In c++ there are multiple ways of passing an object as parameter to a function. I have been reading up on passing by value and reference.

These links were very useful:

http://www.yoda.arachsys.com/java/passing.html http://www.yoda.arachsys.com/csharp/parameters.html

And in the case of c++, which I am wondering about now, I saw this article as well:

http://www.learncpp.com/cpp-tutorial/73-passing-arguments-by-reference/

These go into the differences between passing by value and reference. And this last article also depicts a few pros and cons on the matter. I would like to know though the pros and cons of passing a parameter as a value in the case the object is not modified in the function.

int f(sockaddr_in s) {
// Don't change anything about s
}

int f(sockaddr_in *s) {
// Don't change anything about s
}

Both allow me to access the variables it has. But I would like to know which one I should use, and why.

Answer 1

You are ignoring a fundamental thing of c++: const correctness: The declaration 'int f(sockaddr_in *s)' violates that.
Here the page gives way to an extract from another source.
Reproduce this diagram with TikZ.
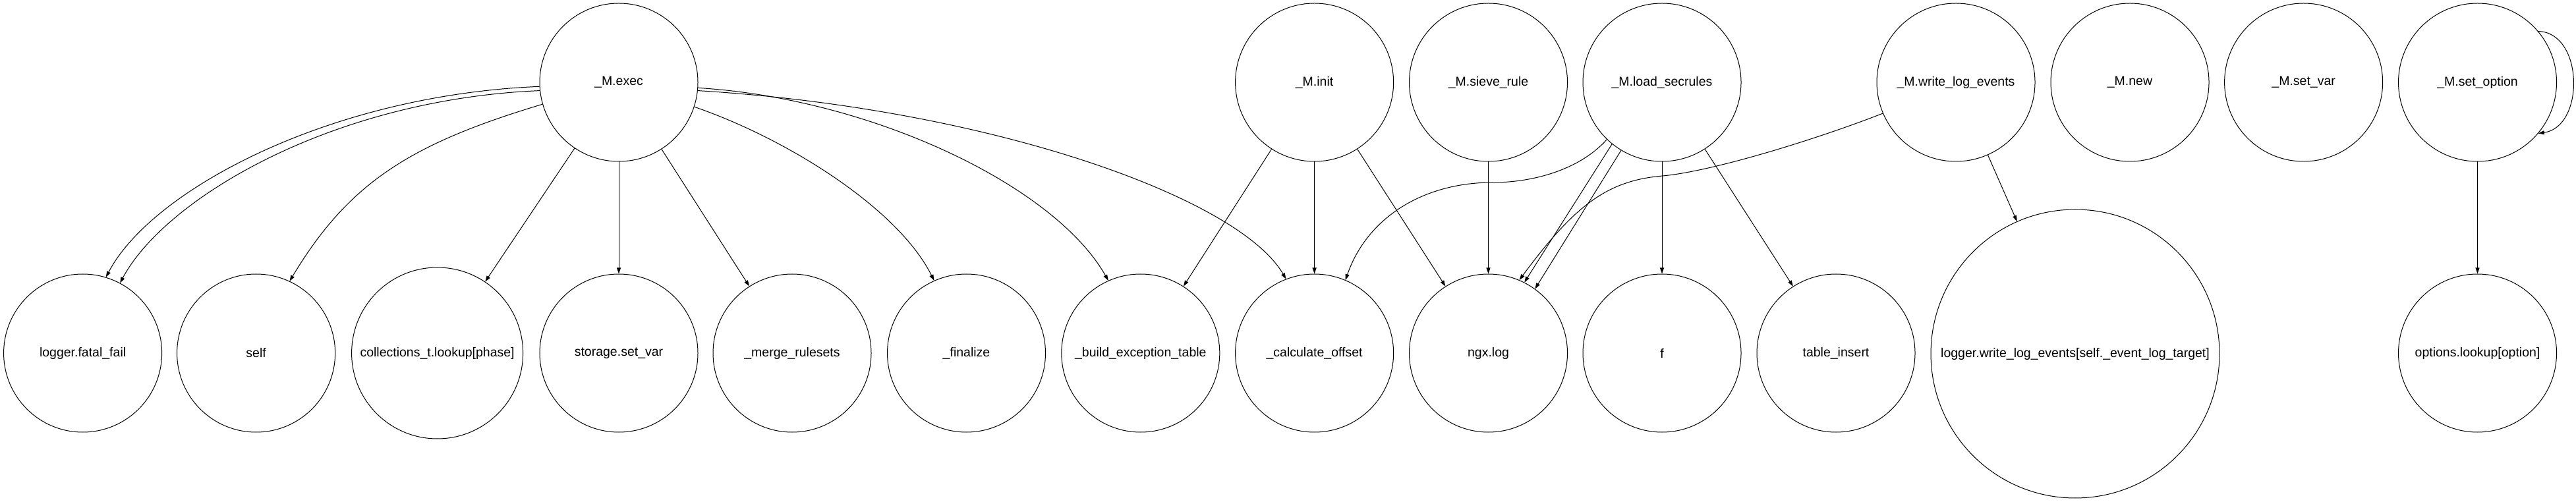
\documentclass[tikz,border=0pt]{standalone}
\usepackage{fontspec}
\setmainfont{Liberation Sans}
\usetikzlibrary{arrows.meta}
\begin{document}
\begin{tikzpicture}[x=1pt,y=1pt,line width=1pt,line join=round,>={Triangle[length=9pt,width=6pt]},
	fn/.style={circle,draw,inner sep=0pt,minimum size=240pt,font=\fontsize{19.5}{23}\selectfont}]
	\def\ytop{636} \def\ybot{225}
	\useasboundingbox (0,0) rectangle (3909,761);
	% callers
	\node[fn] (exec) at (939,\ytop) {\_M.exec};
	\node[fn] (init) at (1994.6,\ytop) {\_M.init};
	\node[fn] (sieve) at (2258.5,\ytop) {\_M.sieve\_rule};
	\node[fn] (load) at (2522,\ytop) {\_M.load\_secrules};
	\node[fn] (wlog) at (2968,\ytop) {\_M.write\_log\_events};
	\node[fn] (new) at (3232,\ytop) {\_M.new};
	\node[fn] (setvar) at (3495.6,\ytop) {\_M.set\_var};
	\node[fn] (setopt) at (3759.5,\ytop) {\_M.set\_option};
	% callees
	\node[fn] (fatal) at (125.6,\ybot) {logger.fatal\_fail};
	\node[fn] (self) at (388.6,\ybot) {self};
	\node[fn,minimum size=260pt] (lookup) at (663.6,\ybot) {collections\_t.lookup[phase]};
	\node[fn] (storage) at (939,\ybot) {storage.set\_var};
	\node[fn] (merge) at (1202,\ybot) {\_merge\_rulesets};
	\node[fn] (finalize) at (1466.5,\ybot) {\_finalize};
	\node[fn] (build) at (1730.8,\ybot) {\_build\_exception\_table};
	\node[fn] (calc) at (1994.6,\ybot) {\_calculate\_offset};
	\node[fn] (ngx) at (2258.5,\ybot) {ngx.log};
	\node[fn] (f) at (2522,\ybot) {f};
	\node[fn] (tinsert) at (2786,\ybot) {table\_insert};
	\node[fn,minimum size=438pt] (wlogtarget) at (3149,224) {logger.write\_log\_events[self.\_event\_log\_target]};
	\node[fn] (optlookup) at (3759.5,\ybot) {options.lookup[option]};
	% calls
	\draw[->] (exec.183) .. controls +(-319,-13) and +(69,132) .. (fatal.73);
	\draw[->] (exec.186) .. controls +(-314,-13) and +(69,129) .. (fatal.62);
	\draw[->] (exec.196) .. controls +(-200,-60) and +(90,150) .. (self.65);
	\draw[->] (exec) -- (lookup);
	\draw[->] (exec) -- (storage);
	\draw[->] (exec) -- (merge);
	\draw[->] (exec.342) .. controls +(140,-48) and +(-55,110) .. (finalize.114);
	\draw[->] (exec.356) .. controls +(262,-16) and +(-82,145) .. (build.114);
	\draw[->] (exec.354) .. controls +(442,-27) and +(-72,124) .. (calc.111);
	\draw[->] (init) -- (build);
	\draw[->] (init) -- (calc);
	\draw[->] (init) -- (ngx);
	\draw[->] (sieve) -- (ngx);
	\draw[->] (load.226) .. controls +(-39,-44) and +(65,0) .. (2265,484)
		.. controls +(-105,0) and +(33,95) .. (calc.67);
	\draw[->] (load.231) -- (ngx.63);
	\draw[->] (load.239) -- (ngx.54);
	\draw[->] (load) -- (f);
	\draw[->] (load) -- (tinsert);
	\draw[->] (wlog.203) .. controls +(-97,-38) and +(77,7) .. (2523,494)
		.. controls +(-83,-7) and +(85,115) .. (ngx.67);
	\draw[->] (wlog) -- (wlogtarget);
	\draw[->] (setopt.40) .. controls +(69,-2) and +(71,10) .. (setopt.-40);
	\draw[->] (setopt) -- (optlookup);
\end{tikzpicture}
\end{document}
The 'int f(sockaddr_in s)' does not and might be reasonable (sockaddr_in is small or copied anyway). Hence, both 'int f(const sockaddr_in& s)' and 'int f(sockaddr_in s)' might be a good choice.

Answer 2

In the first example f() obtains a copy of the original object and hence cannot possibly change the latter. However, the copy constructor is invoked, which may be quite expensive and is therefore not advisable as a general method.

In the second example f() either obtains a pointer or (for f(obj&x)) a reference to the original object and is allowed to modify it. If the function only takes a const pointer or reference, as in f(const object&x), it cannot legally change the object. Here, no copy is made. Therefore, passing by const reference is the standard approach for parameter that shall not be modified.